When her secret is uncovered during her coronation as queen, Elsa accidentally puts the entire kingdom in a deep freeze and exiles herself to a nearby mountaintop. So it falls on little sister Anna to rise to the occasion and take on a mission to find Elsa and try to reverse the magic.

Anna’s motivations are not entirely selfless. She has fallen in love with a handsome prince Hans (Santino Fontana) and she seeks a little happily-ever-after action. Ironically, a partner in the mission to save the kingdom is the humble ice merchant Kristoff (Jonathan Groff), a likely lad whose best friend is a reindeer named Sven, whose business is obviously at risk in an eternal-winter environment.

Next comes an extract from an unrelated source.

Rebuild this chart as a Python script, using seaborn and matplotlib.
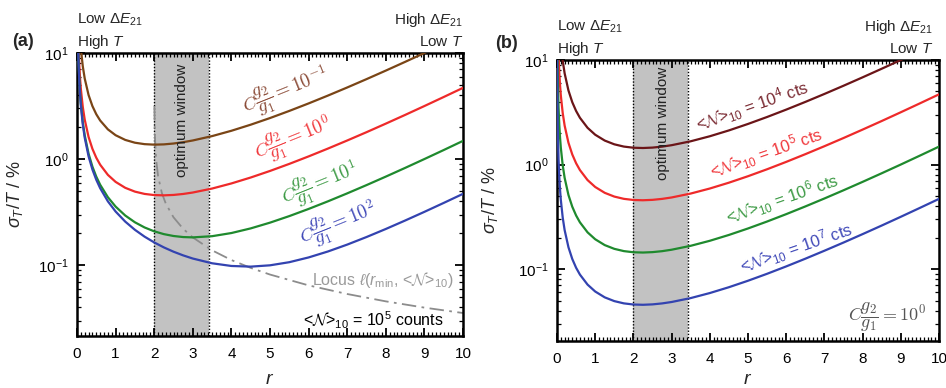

With Frozen, Disney synthesizes its back catalogue of musicals (including Mermaid, Beauty and the Beast and Aladdin) with its Pixar partnership. The animation here is truly stunning, and is only enhanced in its 3D form.

For comedy, there’s the character of Olaf (Josh Gad), a living snowman, created as a childhood playmate for Elsa and Anna and now a plucky partner on Anna’s mission.

The musical aspect of the show constitutes Frozen’s most salient weakness. The songs by Robert Lopez and Kristen Anderson-Lopez occasionally deliver full impact, especially Let It Go, sung by Menzel with the same empowered intensity the actress brought to the showstopper Defying Gravity in the Broadway musical Wicked.

Otherwise, the songs tend to be more poppy than the enduring Broadway-like songbooks of Disney musicals past.

Frozen is a lovely seasonal diversion for the family. But is it a classic on the order of Aladdin and The Little Mermaid? Not so much.